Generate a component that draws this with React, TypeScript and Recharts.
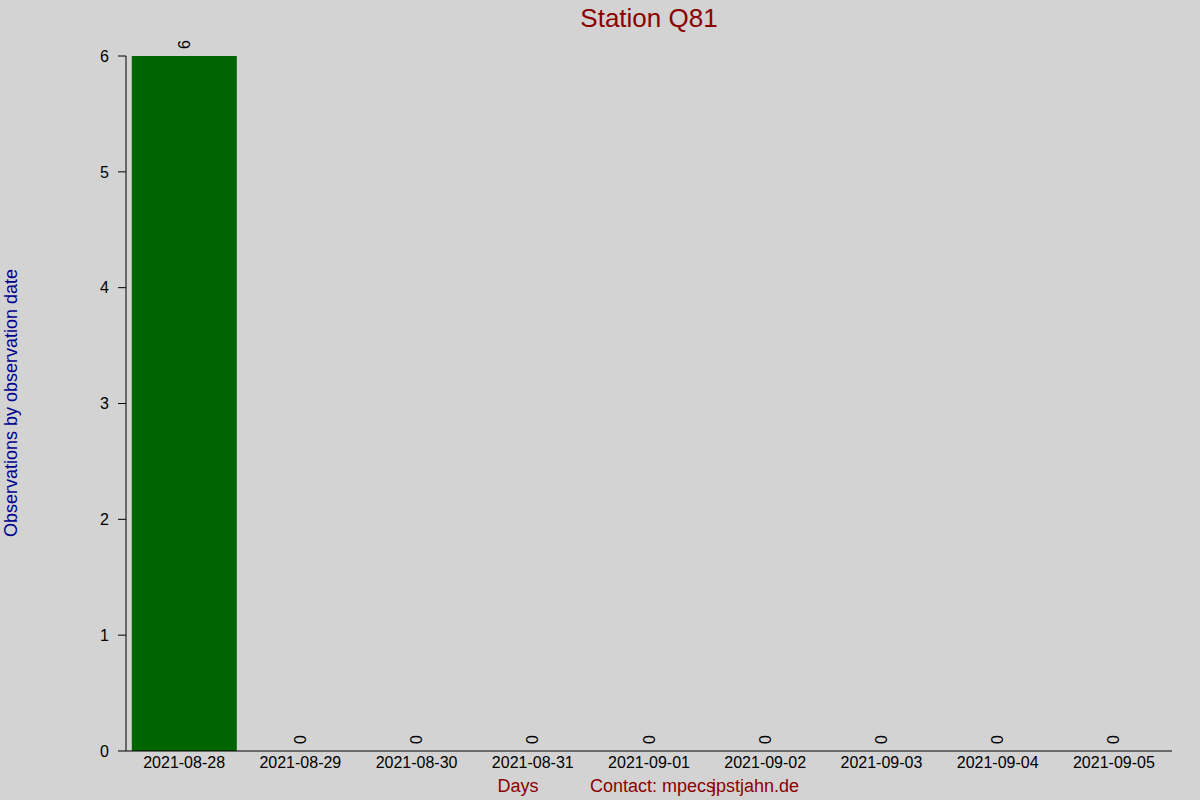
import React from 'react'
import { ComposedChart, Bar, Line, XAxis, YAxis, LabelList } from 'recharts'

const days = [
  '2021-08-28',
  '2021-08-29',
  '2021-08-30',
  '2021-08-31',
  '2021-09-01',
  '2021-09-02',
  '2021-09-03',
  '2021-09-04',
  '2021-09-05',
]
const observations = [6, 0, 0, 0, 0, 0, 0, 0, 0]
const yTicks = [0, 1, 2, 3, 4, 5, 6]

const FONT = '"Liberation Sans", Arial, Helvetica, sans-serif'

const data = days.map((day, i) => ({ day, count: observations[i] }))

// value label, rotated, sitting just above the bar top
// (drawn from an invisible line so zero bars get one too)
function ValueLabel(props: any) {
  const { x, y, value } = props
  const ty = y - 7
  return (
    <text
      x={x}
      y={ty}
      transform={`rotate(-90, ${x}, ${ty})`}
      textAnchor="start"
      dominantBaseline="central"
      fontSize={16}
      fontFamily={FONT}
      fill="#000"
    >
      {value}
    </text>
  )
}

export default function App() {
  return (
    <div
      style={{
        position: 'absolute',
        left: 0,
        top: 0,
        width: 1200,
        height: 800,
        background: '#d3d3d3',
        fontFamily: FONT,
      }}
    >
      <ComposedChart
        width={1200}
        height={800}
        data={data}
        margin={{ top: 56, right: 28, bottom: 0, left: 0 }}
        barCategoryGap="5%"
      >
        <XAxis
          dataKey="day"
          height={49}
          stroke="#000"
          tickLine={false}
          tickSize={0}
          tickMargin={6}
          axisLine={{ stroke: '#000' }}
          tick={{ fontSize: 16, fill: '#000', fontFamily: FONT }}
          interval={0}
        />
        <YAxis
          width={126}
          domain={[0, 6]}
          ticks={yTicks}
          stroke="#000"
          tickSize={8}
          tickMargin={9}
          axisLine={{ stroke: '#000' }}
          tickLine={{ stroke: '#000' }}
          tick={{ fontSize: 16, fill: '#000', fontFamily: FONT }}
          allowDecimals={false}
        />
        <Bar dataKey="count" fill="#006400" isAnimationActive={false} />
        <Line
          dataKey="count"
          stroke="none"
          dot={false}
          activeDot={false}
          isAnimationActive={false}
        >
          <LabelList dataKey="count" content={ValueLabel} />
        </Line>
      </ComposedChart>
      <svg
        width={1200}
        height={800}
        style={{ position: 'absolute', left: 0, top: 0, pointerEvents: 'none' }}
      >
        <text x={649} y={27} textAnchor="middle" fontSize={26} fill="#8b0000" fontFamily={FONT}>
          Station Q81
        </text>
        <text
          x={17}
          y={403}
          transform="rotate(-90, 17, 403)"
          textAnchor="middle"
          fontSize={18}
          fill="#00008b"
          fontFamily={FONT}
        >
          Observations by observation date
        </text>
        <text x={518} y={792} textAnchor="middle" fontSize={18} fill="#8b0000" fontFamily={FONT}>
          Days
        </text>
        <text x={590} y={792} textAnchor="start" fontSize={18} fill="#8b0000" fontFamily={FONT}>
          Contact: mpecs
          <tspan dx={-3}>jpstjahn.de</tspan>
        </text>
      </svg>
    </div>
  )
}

▬▬▬

- [Given exercise] Restate the full listing verbatim and drop every picture.

- [Full answer]
Generate a component that draws this with React, TypeScript and Recharts.
import React from 'react'
import { ComposedChart, Bar, Line, XAxis, YAxis, LabelList } from 'recharts'

const days = [
  '2021-08-28',
  '2021-08-29',
  '2021-08-30',
  '2021-08-31',
  '2021-09-01',
  '2021-09-02',
  '2021-09-03',
  '2021-09-04',
  '2021-09-05',
]
const observations = [6, 0, 0, 0, 0, 0, 0, 0, 0]
const yTicks = [0, 1, 2, 3, 4, 5, 6]

const FONT = '"Liberation Sans", Arial, Helvetica, sans-serif'

const data = days.map((day, i) => ({ day, count: observations[i] }))

// value label, rotated, sitting just above the bar top
// (drawn from an invisible line so zero bars get one too)
function ValueLabel(props: any) {
  const { x, y, value } = props
  const ty = y - 7
  return (
    <text
      x={x}
      y={ty}
      transform={`rotate(-90, ${x}, ${ty})`}
      textAnchor="start"
      dominantBaseline="central"
      fontSize={16}
      fontFamily={FONT}
      fill="#000"
    >
      {value}
    </text>
  )
}

export default function App() {
  return (
    <div
      style={{
        position: 'absolute',
        left: 0,
        top: 0,
        width: 1200,
        height: 800,
        background: '#d3d3d3',
        fontFamily: FONT,
      }}
    >
      <ComposedChart
        width={1200}
        height={800}
        data={data}
        margin={{ top: 56, right: 28, bottom: 0, left: 0 }}
        barCategoryGap="5%"
      >
        <XAxis
          dataKey="day"
          height={49}
          stroke="#000"
          tickLine={false}
          tickSize={0}
          tickMargin={6}
          axisLine={{ stroke: '#000' }}
          tick={{ fontSize: 16, fill: '#000', fontFamily: FONT }}
          interval={0}
        />
        <YAxis
          width={126}
          domain={[0, 6]}
          ticks={yTicks}
          stroke="#000"
          tickSize={8}
          tickMargin={9}
          axisLine={{ stroke: '#000' }}
          tickLine={{ stroke: '#000' }}
          tick={{ fontSize: 16, fill: '#000', fontFamily: FONT }}
          allowDecimals={false}
        />
        <Bar dataKey="count" fill="#006400" isAnimationActive={false} />
        <Line
          dataKey="count"
          stroke="none"
          dot={false}
          activeDot={false}
          isAnimationActive={false}
        >
          <LabelList dataKey="count" content={ValueLabel} />
        </Line>
      </ComposedChart>
      <svg
        width={1200}
        height={800}
        style={{ position: 'absolute', left: 0, top: 0, pointerEvents: 'none' }}
      >
        <text x={649} y={27} textAnchor="middle" fontSize={26} fill="#8b0000" fontFamily={FONT}>
          Station Q81
        </text>
        <text
          x={17}
          y={403}
          transform="rotate(-90, 17, 403)"
          textAnchor="middle"
          fontSize={18}
          fill="#00008b"
          fontFamily={FONT}
        >
          Observations by observation date
        </text>
        <text x={518} y={792} textAnchor="middle" fontSize={18} fill="#8b0000" fontFamily={FONT}>
          Days
        </text>
        <text x={590} y={792} textAnchor="start" fontSize={18} fill="#8b0000" fontFamily={FONT}>
          Contact: mpecs
          <tspan dx={-3}>jpstjahn.de</tspan>
        </text>
      </svg>
    </div>
  )
}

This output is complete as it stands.